Nevertheless, an article in The New York Times recently stated that the papacy plans to assign Saint Marilee Lorenzo patronage over earthquakes.
Magnum Opus.
Things in Los Angeles have improved some in the decade since the earthquake, but Villanova is still the most economically unstable state in the union. Repeated efforts to reunite Shasta and Villanova have failed, namely because the North has no interest in shackling itself to the debt and poverty of an economy with nothing to offer.
No water. No agriculture. Not even a decent Hollywood film every now and then.
All the good movies come from Canada now.
So be it.
Speaking of movies, I just went to see a picture at the Cinéma Gaumont Parnasse on rue d’Odessa. Everything in Paris is screened in its original language with French subtitles, and this particular film was in English. Canadian English.
Incidentally, the movie was about a writer who stays home all day pumping out crime thrillers. His wife is a lawyer at a big firm, and they have a hunky-dory apple pie relationship with two kids, a dog named Ralph, and a cat named Whiskers.
Original.
The writer in the movie has started a new novel about a guy who suspects his wife is cheating on him, and winds up in a twisted game of cat and mouse trying to root out the truth. His protagonist’s name is Peter Holt.
It’s a story inside a story, you see.
Now, as the writer gets further along in his story, he starts to notice little oddities in his own life, like an extra key on his wife’s key ring, or a funny smell on her collar, which are precisely the sorts of things the guy in his novel finds suspicious.
With the kids at school and his wife at work all the time, the writer spends his days alone in his big house, and this starts to drive him a little batty. Between bouts of writing, he starts to wander around the house looking for clues, suspecting, as does the character in his book, that his wife has been unfaithful.
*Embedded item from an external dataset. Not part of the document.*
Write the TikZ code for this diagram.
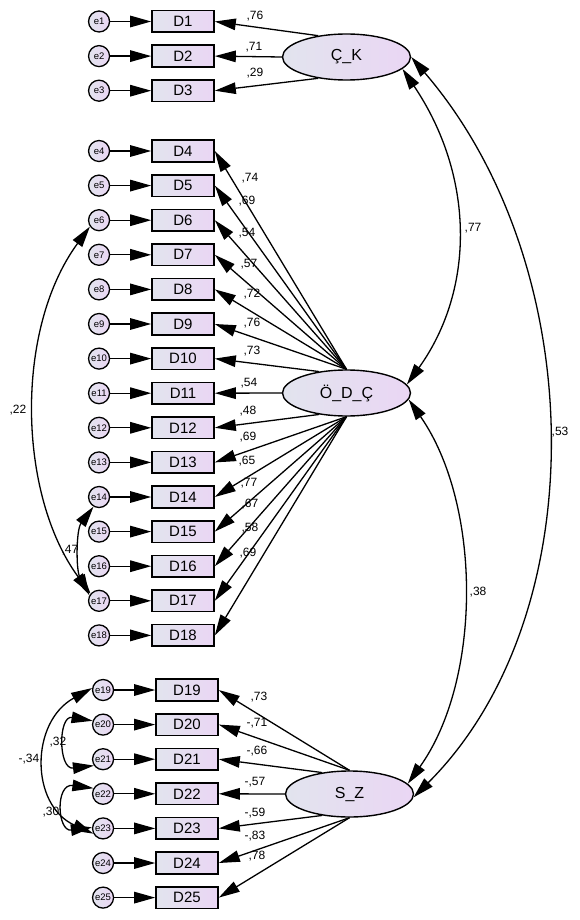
\documentclass[tikz,border=0pt]{standalone}
\usepackage{fontspec}
\setmainfont{Liberation Sans}
\usetikzlibrary{positioning, arrows.meta, shapes.geometric}

\definecolor{fillleft}{RGB}{226,228,238}
\definecolor{fillright}{RGB}{234,214,244}

\begin{document}
\begin{tikzpicture}[x=1pt, y=-1pt, line width=1.3pt,
        node distance=11.4pt and 41pt,
        >={Triangle[length=21pt, width=11.5pt]},
        itembox/.style={rectangle, draw=black, line width=1.6pt, left color=fillleft, right color=fillright, minimum width=62pt, minimum height=21.6pt, inner sep=0pt, font=\fontsize{15}{15}\selectfont},
        errnode/.style={circle, draw=black, line width=1.3pt, left color=fillleft, right color=fillright, minimum size=21pt, inner sep=0pt, font=\fontsize{9.5}{9.5}\selectfont},
        latentnode/.style={ellipse, draw=black, line width=1.4pt, left color=fillleft, right color=fillright, minimum width=128pt, minimum height=46pt, inner sep=0pt, font=\fontsize{16}{16}\selectfont},
        coef/.style={inner sep=0pt, font=\fontsize{12}{12}\selectfont},
]
        \useasboundingbox (0,0) rectangle (579,920);

        \node[latentnode] (ck) at (346.5,57) {Ç\_K};
        \node[latentnode] (odc) at (346.5,393) {Ö\_D\_Ç};
        \node[latentnode] (sz) at (349.5,794) {S\_Z};

        \node[itembox] (d1) at (183,21.5) {D1};
        \node[itembox] (d2) [below=of d1] {D2};
        \node[itembox] (d3) [below=of d2] {D3};
        \node[itembox] (d4) at (183,151) {D4};
        \node[itembox] (d5) [below=of d4] {D5};
        \node[itembox] (d6) [below=of d5] {D6};
        \node[itembox] (d7) [below=of d6] {D7};
        \node[itembox] (d8) [below=of d7] {D8};
        \node[itembox] (d9) [below=of d8] {D9};
        \node[itembox] (d10) [below=of d9] {D10};
        \node[itembox] (d11) [below=of d10] {D11};
        \node[itembox] (d12) [below=of d11] {D12};
        \node[itembox] (d13) [below=of d12] {D13};
        \node[itembox] (d14) [below=of d13] {D14};
        \node[itembox] (d15) [below=of d14] {D15};
        \node[itembox] (d16) [below=of d15] {D16};
        \node[itembox] (d17) [below=of d16] {D17};
        \node[itembox] (d18) [below=of d17] {D18};
        \node[itembox] (d19) at (187,690) {D19};
        \node[itembox] (d20) [below=of d19] {D20};
        \node[itembox] (d21) [below=of d20] {D21};
        \node[itembox] (d22) [below=of d21] {D22};
        \node[itembox] (d23) [below=of d22] {D23};
        \node[itembox] (d24) [below=of d23] {D24};
        \node[itembox] (d25) [below=of d24] {D25};

        \node[errnode] (e1) [left=of d1] {e1};
        \node[errnode] (e2) [left=of d2] {e2};
        \node[errnode] (e3) [left=of d3] {e3};
        \node[errnode] (e4) [left=of d4] {e4};
        \node[errnode] (e5) [left=of d5] {e5};
        \node[errnode] (e6) [left=of d6] {e6};
        \node[errnode] (e7) [left=of d7] {e7};
        \node[errnode] (e8) [left=of d8] {e8};
        \node[errnode] (e9) [left=of d9] {e9};
        \node[errnode] (e10) [left=of d10] {e10};
        \node[errnode] (e11) [left=of d11] {e11};
        \node[errnode] (e12) [left=of d12] {e12};
        \node[errnode] (e13) [left=of d13] {e13};
        \node[errnode] (e14) [left=of d14] {e14};
        \node[errnode] (e15) [left=of d15] {e15};
        \node[errnode] (e16) [left=of d16] {e16};
        \node[errnode] (e17) [left=of d17] {e17};
        \node[errnode] (e18) [left=of d18] {e18};
        \node[errnode] (e19) [left=of d19] {e19};
        \node[errnode] (e20) [left=of d20] {e20};
        \node[errnode] (e21) [left=of d21] {e21};
        \node[errnode] (e22) [left=of d22] {e22};
        \node[errnode] (e23) [left=of d23] {e23};
        \node[errnode] (e24) [left=of d24] {e24};
        \node[errnode] (e25) [left=of d25] {e25};

        \draw[->] (e1) -- (d1);
        \draw[->] (e2) -- (d2);
        \draw[->] (e3) -- (d3);
        \draw[->] (e4) -- (d4);
        \draw[->] (e5) -- (d5);
        \draw[->] (e6) -- (d6);
        \draw[->] (e7) -- (d7);
        \draw[->] (e8) -- (d8);
        \draw[->] (e9) -- (d9);
        \draw[->] (e10) -- (d10);
        \draw[->] (e11) -- (d11);
        \draw[->] (e12) -- (d12);
        \draw[->] (e13) -- (d13);
        \draw[->] (e14) -- (d14);
        \draw[->] (e15) -- (d15);
        \draw[->] (e16) -- (d16);
        \draw[->] (e17) -- (d17);
        \draw[->] (e18) -- (d18);
        \draw[->] (e19) -- (d19);
        \draw[->] (e20) -- (d20);
        \draw[->] (e21) -- (d21);
        \draw[->] (e22) -- (d22);
        \draw[->] (e23) -- (d23);
        \draw[->] (e24) -- (d24);
        \draw[->] (e25) -- (d25);

        \draw[->] (ck.143) -- (d1.east);
        \draw[->] (ck.west) -- (d2.east);
        \draw[->] (ck.217) -- (d3.east);
        \draw[->] (odc.north) -- (d4.east);
        \draw[->] (odc.north) -- (d5.east);
        \draw[->] (odc.north) -- (d6.east);
        \draw[->] (odc.north) -- (d7.east);
        \draw[->] (odc.north) -- (d8.east);
        \draw[->] (odc.north) -- (d9.east);
        \draw[->] (odc.142) -- (d10.east);
        \draw[->] (odc.west) -- (d11.east);
        \draw[->] (odc.218) -- (d12.east);
        \draw[->] (odc.south) -- (d13.east);
        \draw[->] (odc.south) -- (d14.east);
        \draw[->] (odc.south) -- (d15.east);
        \draw[->] (odc.south) -- (d16.east);
        \draw[->] (odc.south) -- (d17.east);
        \draw[->] (odc.south) -- (d18.east);
        \draw[->] (sz.north) -- (d19.east);
        \draw[->] (sz.north) -- (d20.east);
        \draw[->] (sz.142) -- (d21.east);
        \draw[->] (sz.west) -- (d22.east);
        \draw[->] (sz.218) -- (d23.east);
        \draw[->] (sz.south) -- (d24.east);
        \draw[->] (sz.south) -- (d25.east);

        \draw[<->] (ck.348) .. controls (474,175) and (476,288) .. (odc.8);
        \draw[<->] (ck.east) .. controls (590,265) and (596,615) .. (sz.357);
        \draw[<->] (odc.354) .. controls (482,505) and (482,680) .. (sz.10);
        \draw[<->] (e6.215) .. controls (14,330) and (18,495) .. (e17.140);
        \draw[<->] (e14.240) .. controls (76,530) and (76,570) .. (e17.150);
        \draw[<->] (e19.170) .. controls (30,722) and (30,805) .. (e23.208);
        \draw[<->] (e20.160) .. controls (58,715) and (58,770) .. (e21.215);
        \draw[<->] (e22.150) .. controls (55,783) and (57,832) .. (e23.175);

        \node[coef] (l1) at (255,16) {,76};
        \node[coef] (l2) at (254,47) {,71};
        \node[coef] (l3) at (255,73) {,29};
        \node[coef] (l4) at (250,178) {,74};
        \node[coef] (l5) at (247,201) {,69};
        \node[coef] (l6) at (247,233) {,54};
        \node[coef] (l7) at (249,264) {,57};
        \node[coef] (l8) at (252,294) {,72};
        \node[coef] (l9) at (252,323) {,76};
        \node[coef] (l10) at (252,351) {,73};
        \node[coef] (l11) at (249,383) {,54};
        \node[coef] (l12) at (248,411) {,48};
        \node[coef] (l13) at (248,437) {,69};
        \node[coef] (l14) at (247,461) {,65};
        \node[coef] (l15) at (249,483) {,77};
        \node[coef] (l16) at (250,504) {,67};
        \node[coef] (l17) at (250,528) {,58};
        \node[coef] (l18) at (248,553) {,69};
        \node[coef] (l19) at (259,697) {,73};
        \node[coef] (l20) at (257,723) {-,71};
        \node[coef] (l21) at (257,751) {-,66};
        \node[coef] (l22) at (255,782) {-,57};
        \node[coef] (l23) at (255,813) {-,59};
        \node[coef] (l24) at (255,836) {-,83};
        \node[coef] (l25) at (257,856) {,78};

        \node[coef] (r1) at (473,228) {,77};
        \node[coef] (r2) at (560,432) {,53};
        \node[coef] (r3) at (478,592) {,38};
        \node[coef] (r4) at (18,410) {,22};
        \node[coef] (r5) at (70,550) {,47};
        \node[coef] (r6) at (29,759) {-,34};
        \node[coef] (r7) at (58,742) {,32};
        \node[coef] (r8) at (51,812) {,30};
\end{tikzpicture}
\end{document}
This goes on for some time, with lots of long shots of the writer staring at a n
ecklace or a ribbon and imagining a handsome stranger putting it on or taking it off.
The writer begins to suspect his neighbor, a single dad with whom his wife coordinates carpools for the kids, of seducing his wife. The paranoid writer grows hostile toward his wife and their neighbor, believing the two of them to be in on some harebrained conspiracy that mirrors perfectly what Peter Holt is experiencing in the novel.
The writer starts acting really nutty, but it isn’t until his wife takes a peek at the finished manuscript that she realizes the danger they’re all in. The last line of the novel reads, “In a fit of jealousy and rage, Peter Holt pointed the gun and pulled the trigger.”
Boom!
She hears a gunshot from upstairs and rushes in to find the writer dead on the floor with a gun in his mouth.
The end.
Pretty morbid stuff. Subsequently, we learn that the wife was never having an affair, even though her husband suspected she was.
In my experience it works the other way around—the husband never suspected his wife was having an affair, even though she actually was.
In both stories someone ends up dead.
The movie was called Everything is Rosé, a reference to the pink stain the writer finds on his wife’s blouse that leads him to suspect her of boozing with another man.
Incidentally, it was a bottle of rosé that finally warmed Greta up to me so many years ago when we met again in Paris.
She was a bit of a lightweight, Greta.
Happy Happy Happy Message Runners, Inc. sent me back to Paris in July of 2011. Back then July was the hottest time of the year in Paris. It happens to be July 2056 as I write, and it’s raining outside. That’s normal, they tell me, nowadays.
I didn’t know if I’d see Greta again, especially after she’d sent some lackey in her place the last time I’d been over. Nevertheless, I came prepared. I had on a pair of tapered slacks, a white button-down, and oxfords. I’d even cut my hair for the occasion, which, as anyone will tell you, is not my favorite thing to do.